Tuesday, March 21, 2006

50%

About a year ago my dog Lucky was diagnosed with Lymphoma. I was a few months pregnant with Max at the time. I was told with no treatment she would have only a few months to live. I just couldn’t bear to lose her so soon or worse, have her at her worst just when I was in the hospital with Max or just home with him. I elected to take her through a round of treatment (chemo and radiation). I was told before I started that there was a 25% chance she would not respond to treatment; 25% chance she would go into remission, stay that way and die of natural causes; and 50% chance she would go into remission for a period of time and then come out.

I had Lucky into the Vet today because her eye was really red and blood shot. She has been having tummy upset on and off for a few months now.

I think you can see where I am going with this…..

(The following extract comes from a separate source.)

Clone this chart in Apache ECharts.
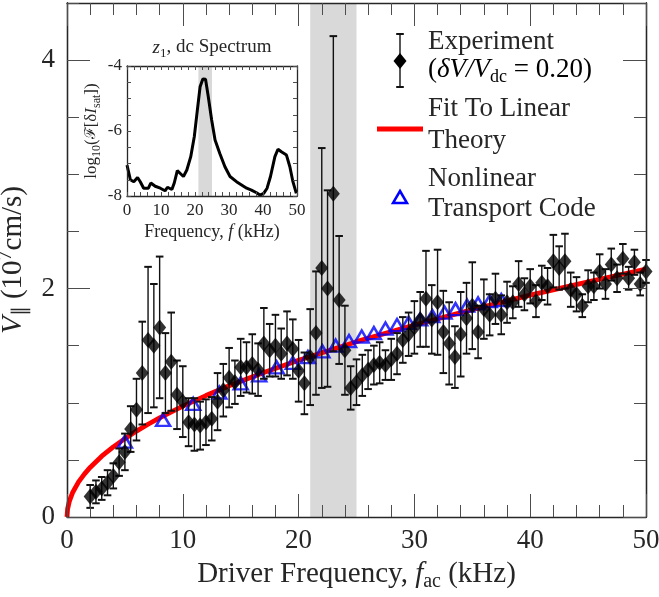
<!DOCTYPE html>
<html><head><meta charset="utf-8">
<script src="https://cdn.jsdelivr.net/npm/echarts@6/dist/echarts.min.js"></script>
<style>html,body{margin:0;padding:0;background:#fff}#c{width:659px;height:597px}</style>
</head><body><div id="c"></div>
<script>
// ---- data ----
const freq = [2.0,2.5,3.0,3.5,4.0,4.5,5.0,5.5,6.0,6.5,7.0,7.5,8.0,8.5,9.0,9.5,10.0,10.5,11.0,11.5,12.0,12.5,13.0,13.5,14.0,14.5,15.0,15.5,16.0,16.5,17.0,17.5,18.0,18.5,19.0,19.5,20.0,20.5,21.0,21.5,22.0,22.5,23.0,23.5,24.0,24.5,25.0,25.5,26.0,26.5,27.0,27.5,28.0,28.5,29.0,29.5,30.0,30.5,31.0,31.5,32.0,32.5,33.0,33.5,34.0,34.5,35.0,35.5,36.0,36.5,37.0,37.5,38.0,38.5,39.0,39.5,40.0,40.5,41.0,41.5,42.0,42.5,43.0,43.5,44.0,44.5,45.0,45.5,46.0,46.5,47.0,47.5,48.0,48.5,49.0,49.5,50.0];
const velocity = [0.18,0.22,0.25,0.30,0.36,0.48,0.57,0.77,0.94,1.26,1.55,1.50,1.66,1.26,1.36,1.07,1.01,0.83,0.81,0.80,0.83,0.86,1.01,1.11,1.22,1.18,1.31,1.31,1.34,1.29,1.52,1.46,1.50,1.43,1.52,1.47,1.28,1.17,1.40,1.61,2.18,2.00,2.83,1.90,1.46,1.13,1.18,1.24,1.29,1.33,1.35,1.33,1.38,1.43,1.55,1.60,1.66,1.73,1.91,1.73,1.88,1.62,1.52,1.40,1.60,1.74,1.85,1.62,1.82,1.77,1.91,1.77,1.88,1.88,2.04,1.95,2.02,1.89,2.05,2.02,2.24,2.18,2.24,1.99,1.95,1.85,2.02,2.02,2.15,2.04,2.21,2.09,2.26,2.09,2.23,2.04,2.15];
const velocityErr = [0.10,0.10,0.10,0.11,0.11,0.12,0.16,0.20,0.27,0.45,0.64,0.54,0.62,0.35,0.43,0.30,0.31,0.21,0.23,0.21,0.20,0.19,0.25,0.23,0.26,0.19,0.25,0.22,0.26,0.23,0.31,0.23,0.27,0.22,0.28,0.26,0.27,0.27,0.42,0.54,1.05,0.86,1.38,0.56,0.39,0.19,0.20,0.18,0.17,0.17,0.18,0.13,0.18,0.18,0.20,0.19,0.23,0.24,0.42,0.30,0.46,0.36,0.36,0.27,0.37,0.31,0.38,0.23,0.26,0.18,0.22,0.17,0.18,0.14,0.20,0.14,0.15,0.14,0.15,0.16,0.23,0.19,0.24,0.15,0.15,0.10,0.14,0.12,0.15,0.13,0.14,0.12,0.13,0.10,0.11,0.10,0.10];
const codeFreq = [5.0,8.3,10.9,13.15,15.0,16.6,18.1,19.5,20.8,22.05,23.2,24.35,25.45,26.5,27.5,28.5,29.5,30.5,31.55,32.6,33.55,34.55,35.5,36.5,37.5];
const codeVel  = [0.66,0.85,0.99,1.09,1.17,1.24,1.31,1.35,1.40,1.45,1.50,1.54,1.58,1.61,1.65,1.68,1.70,1.73,1.76,1.79,1.82,1.85,1.87,1.89,1.90];
const fitFreq = [0,0.05,0.2,0.5,1,1.5,2,3,4,5,6,7,8,10,12,14,17,20,25,30,35,40,45,50];
const fitVel  = [0,0.069,0.137,0.217,0.307,0.376,0.434,0.532,0.614,0.686,0.752,0.812,0.868,0.971,1.063,1.149,1.266,1.373,1.535,1.681,1.816,1.942,2.059,2.171];
const specFreq = [0,1,2,3.1,3.9,4.9,6.3,7.0,8.3,9.8,11.2,11.9,13.2,13.9,14.8,15.6,16.6,17.6,18.75,19.8,20.7,21.5,22.3,23.1,23.9,24.9,25.9,27.3,28.8,30.3,32.2,33.7,35.2,36.6,38.1,39.1,40.2,41.2,42.2,43.5,44.4,45.4,46.9,47.9,48.8,49.8];
const specLog  = [-7.05,-7.5,-7.56,-7.43,-7.56,-7.76,-7.76,-7.6,-7.7,-7.76,-7.84,-7.73,-7.8,-7.6,-7.22,-7.3,-7.4,-7.2,-6.79,-6.17,-5.35,-4.64,-4.40,-4.41,-4.94,-5.66,-6.28,-6.69,-7.1,-7.4,-7.56,-7.66,-7.76,-7.82,-7.9,-7.97,-7.92,-7.76,-7.4,-6.79,-6.56,-6.64,-6.74,-7.1,-7.56,-7.92];
const band = [21, 25];
const mainXTicks = [0, 50, 10];   // min, max, step
const mainYTicks = [0, 4.5, 2];
const insetXTicks = [0, 50, 10];
const insetYTicks = [-8, -4, 2];

// ---- styling ----
const FONT = 'Liberation Serif';
const TXT = '#262626';
const AX = '#262626';
const TK = '#4d4d4d';

function rich(sz) {
  return {
    n: {fontFamily: FONT, fontSize: sz, color: TXT, lineHeight: sz + 6},
    i: {fontFamily: FONT, fontSize: sz, color: TXT, fontStyle: 'italic', lineHeight: sz + 6},
    s: {fontFamily: FONT, fontSize: Math.round(sz * 0.68), color: TXT, lineHeight: Math.round(sz * 0.68), verticalAlign: 'bottom'},
    p: {fontFamily: FONT, fontSize: Math.round(sz * 0.68), color: TXT, lineHeight: Math.round(sz * 0.68), verticalAlign: 'top'},
    c: {fontFamily: 'DejaVu Serif', fontSize: sz - 2, color: TXT, lineHeight: sz + 6}
  };
}
function plain(sz) {
  return {fontFamily: FONT, fontSize: sz, fill: TXT};
}

function valAxis(o) {
  return Object.assign({
    type: 'value', z: 6,
    splitLine: {show: false},
    axisLine: {show: true, onZero: false, lineStyle: {color: AX, width: 1.3}},
    axisTick: {show: true, inside: true, lineStyle: {color: TK, width: 1}},
    axisLabel: {show: false}
  }, o);
}

const chart = echarts.init(document.getElementById('c'), null, {renderer: 'canvas'});

const option = {
  animation: false,
  backgroundColor: '#fff',
  grid: [
    {left: 67, right: 13, top: 3, bottom: 80, containLabel: false, outerBoundsMode: 'none'},
    {left: 127, top: 66, width: 170, height: 130, containLabel: false, outerBoundsMode: 'none'}
  ],
  xAxis: [
    valAxis({gridIndex: 0, position: 'bottom', min: mainXTicks[0], max: mainXTicks[1], interval: mainXTicks[2],
      axisTick: {show: true, inside: true, length: 23, lineStyle: {color: TK, width: 1}},
      minorTick: {show: true, splitNumber: 5, length: 12, lineStyle: {color: TK, width: 1}},
      axisLabel: {show: true, fontFamily: FONT, fontSize: 27, color: TXT, margin: 10},
      name: '{n|Driver Frequency, }{i|f}{s|ac}{n| (kHz)}', nameLocation: 'middle', nameGap: 40,
      nameTextStyle: {rich: rich(29)}}),
    valAxis({gridIndex: 0, position: 'top', min: mainXTicks[0], max: mainXTicks[1], interval: mainXTicks[2],
      axisTick: {show: true, inside: true, length: 23, lineStyle: {color: TK, width: 1}},
      minorTick: {show: true, splitNumber: 5, length: 12, lineStyle: {color: TK, width: 1}}}),
    valAxis({gridIndex: 1, position: 'bottom', min: insetXTicks[0], max: insetXTicks[1], interval: insetXTicks[2],
      axisTick: {show: true, inside: true, length: 4, lineStyle: {color: TK, width: 1}},
      minorTick: {show: true, splitNumber: 5, length: 4, lineStyle: {color: TK, width: 1}},
      axisLabel: {show: true, fontFamily: FONT, fontSize: 17, color: TXT, margin: 6},
      name: '{n|Frequency, }{i|f}{n| (kHz)}', nameLocation: 'middle', nameGap: 24,
      nameTextStyle: {rich: rich(18)}}),
    valAxis({gridIndex: 1, position: 'top', min: insetXTicks[0], max: insetXTicks[1], interval: insetXTicks[2],
      axisTick: {show: true, inside: true, length: 4, lineStyle: {color: TK, width: 1}},
      minorTick: {show: true, splitNumber: 5, length: 4, lineStyle: {color: TK, width: 1}},
      name: '{i|z}{s|1}{n|, dc Spectrum}', nameLocation: 'middle', nameGap: 6,
      nameTextStyle: {rich: rich(19)}})
  ],
  yAxis: [
    valAxis({gridIndex: 0, position: 'left', min: mainYTicks[0], max: mainYTicks[1], interval: mainYTicks[2],
      axisTick: {show: true, inside: true, length: 23, lineStyle: {color: TK, width: 1}},
      axisLabel: {show: true, showMaxLabel: false, fontFamily: FONT, fontSize: 27, color: TXT, margin: 12},
      name: '{i|V}{s|∥}{n| (10}{p|7}{n|cm/s)}', nameLocation: 'middle', nameGap: 22, nameRotate: 90,
      nameTextStyle: {rich: rich(29)}}),
    valAxis({gridIndex: 0, position: 'left', min: mainYTicks[0], max: mainYTicks[1], interval: 0.5,
      axisTick: {show: true, inside: true, length: 12, lineStyle: {color: TK, width: 1}}}),
    valAxis({gridIndex: 0, position: 'right', min: mainYTicks[0], max: mainYTicks[1], interval: mainYTicks[2],
      axisTick: {show: true, inside: true, length: 23, lineStyle: {color: TK, width: 1}}}),
    valAxis({gridIndex: 0, position: 'right', min: mainYTicks[0], max: mainYTicks[1], interval: 0.5,
      axisTick: {show: true, inside: true, length: 12, lineStyle: {color: TK, width: 1}}}),
    valAxis({gridIndex: 1, position: 'left', min: insetYTicks[0], max: insetYTicks[1], interval: insetYTicks[2],
      axisTick: {show: true, inside: true, length: 4, lineStyle: {color: TK, width: 1}},
      minorTick: {show: true, splitNumber: 4, length: 4, lineStyle: {color: TK, width: 1}},
      axisLabel: {show: true, fontFamily: FONT, fontSize: 17, color: TXT, margin: 5},
      name: '{n|log}{s|10}{n|(}{c|ℱ}{n|[δ}{i|I}{s|sat}{n|])}', nameLocation: 'middle', nameGap: 24, nameRotate: 90,
      nameTextStyle: {rich: rich(17)}}),
    valAxis({gridIndex: 1, position: 'right', min: insetYTicks[0], max: insetYTicks[1], interval: insetYTicks[2],
      axisTick: {show: true, inside: true, length: 4, lineStyle: {color: TK, width: 1}},
      minorTick: {show: true, splitNumber: 4, length: 4, lineStyle: {color: TK, width: 1}}})
  ],
  series: [
    { // shaded band, main
      type: 'line', xAxisIndex: 0, yAxisIndex: 0, data: [], z: 1, silent: true,
      markArea: {silent: true, itemStyle: {color: '#d9d9d9'}, data: [[{xAxis: band[0]}, {xAxis: band[1]}]]}
    },
    { // shaded band, inset
      type: 'line', xAxisIndex: 2, yAxisIndex: 4, data: [], z: 1, silent: true,
      markArea: {silent: true, itemStyle: {color: '#d9d9d9'}, data: [[{xAxis: band[0]}, {xAxis: band[1]}]]}
    },
    {
      name: 'Fit To Linear Theory', type: 'line', xAxisIndex: 0, yAxisIndex: 0, z: 2,
      data: fitFreq.map((f, i) => [f, fitVel[i]]), showSymbol: false, symbol: 'none',
      lineStyle: {color: '#ff0000', width: 4.8}
    },
    {
      name: 'Nonlinear Transport Code', type: 'scatter', xAxisIndex: 0, yAxisIndex: 0, z: 3,
      data: codeFreq.map((f, i) => [f, codeVel[i]]), symbol: 'triangle', symbolSize: [14, 12],
      itemStyle: {color: 'rgba(0,0,0,0)', borderColor: '#0000ff', borderWidth: 2.5}
    },
    {
      name: 'errorbars', type: 'custom', xAxisIndex: 0, yAxisIndex: 0, z: 4,
      data: freq.map((f, i) => [f, velocity[i] - velocityErr[i], velocity[i] + velocityErr[i]]),
      encode: {x: 0, y: [1, 2]},
      renderItem: function (params, api) {
        const x = api.value(0);
        const lo = api.coord([x, api.value(1)]);
        const hi = api.coord([x, api.value(2)]);
        const cw = 3.8;
        return {type: 'group', children: [
          {type: 'line', shape: {x1: lo[0], y1: lo[1], x2: hi[0], y2: hi[1]}, style: {stroke: '#111', lineWidth: 1.4}},
          {type: 'line', shape: {x1: lo[0] - cw, y1: lo[1], x2: lo[0] + cw, y2: lo[1]}, style: {stroke: '#111', lineWidth: 2}},
          {type: 'line', shape: {x1: hi[0] - cw, y1: hi[1], x2: hi[0] + cw, y2: hi[1]}, style: {stroke: '#111', lineWidth: 2}}
        ]};
      }
    },
    {
      name: 'Experiment', type: 'scatter', xAxisIndex: 0, yAxisIndex: 0, z: 5,
      data: freq.map((f, i) => [f, velocity[i]]), symbol: 'diamond', symbolSize: [13, 16],
      itemStyle: {color: '#000'}
    },
    {
      name: 'spectrum', type: 'line', xAxisIndex: 2, yAxisIndex: 4, z: 3,
      data: specFreq.map((f, i) => [f, specLog[i]]), symbol: 'none',
      lineStyle: {color: '#000', width: 3}
    }
  ],
  graphic: [
    // legend: Experiment
    {type: 'line', shape: {x1: 400, y1: 34, x2: 400, y2: 87}, style: {stroke: '#111', lineWidth: 1.4}, z: 10},
    {type: 'line', shape: {x1: 396.2, y1: 34, x2: 403.8, y2: 34}, style: {stroke: '#111', lineWidth: 2}, z: 10},
    {type: 'line', shape: {x1: 396.2, y1: 87, x2: 403.8, y2: 87}, style: {stroke: '#111', lineWidth: 2}, z: 10},
    {type: 'polygon', shape: {points: [[400, 53], [406.5, 61], [400, 69], [393.5, 61]]}, style: {fill: '#000'}, z: 10},
    {type: 'text', left: 428, top: 28, z: 10, style: Object.assign({text: 'Experiment'}, plain(27))},
    {type: 'text', left: 428, top: 56, z: 10, style: {text: '{n|(}{i|δV/V}{s|dc}{n| = 0.20)}', rich: rich(27)}},
    // legend: fit
    {type: 'line', shape: {x1: 377, y1: 129, x2: 423, y2: 129}, style: {stroke: '#ff0000', lineWidth: 4.8}, z: 10},
    {type: 'text', left: 428, top: 95, z: 10, style: Object.assign({text: 'Fit To Linear'}, plain(27))},
    {type: 'text', left: 428, top: 127, z: 10, style: Object.assign({text: 'Theory'}, plain(27))},
    // legend: code
    {type: 'polygon', shape: {points: [[400, 191], [407, 203], [393, 203]]}, style: {fill: 'none', stroke: '#0000ff', lineWidth: 2.5}, z: 10},
    {type: 'text', left: 428, top: 165, z: 10, style: Object.assign({text: 'Nonlinear'}, plain(27))},
    {type: 'text', left: 428, top: 195, z: 10, style: Object.assign({text: 'Transport Code'}, plain(27))}
  ]
};
chart.setOption(option);
</script>
</body></html>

It isn’t confirmed yet. I will get the official news tomorrow. But, most likely, the cancer is back. The vet thought she was anemic. She biopsied her lymph nodes and it looked cancerous to her. She called it right the first time and my gut tells me she is right this time to.

I don’t have the emotional wherewithal, the time, or the financial resources to go through treatment again. Plus, when I went down that path, I told myself I would not put either of us through another round.

I am so sad. I am so not ready to loose her. Another year was not enough. She is the best dog. So sweet. A great personality. Max just loves her and lights up when she is around. He laughs when we chase her around the house. I want more years of them growing up together.

If Dr. C is right, and I am sure she is, it will go fast and be only a matter of months. It is a very rapid growing cancer.

I want more time. And, what I want doesn’t matter at all in this.

I’ll talk to the vet tomorrow about options and how to do this in the most humane and least painful way for Lucky. God, I love her so much. I don't want her to go.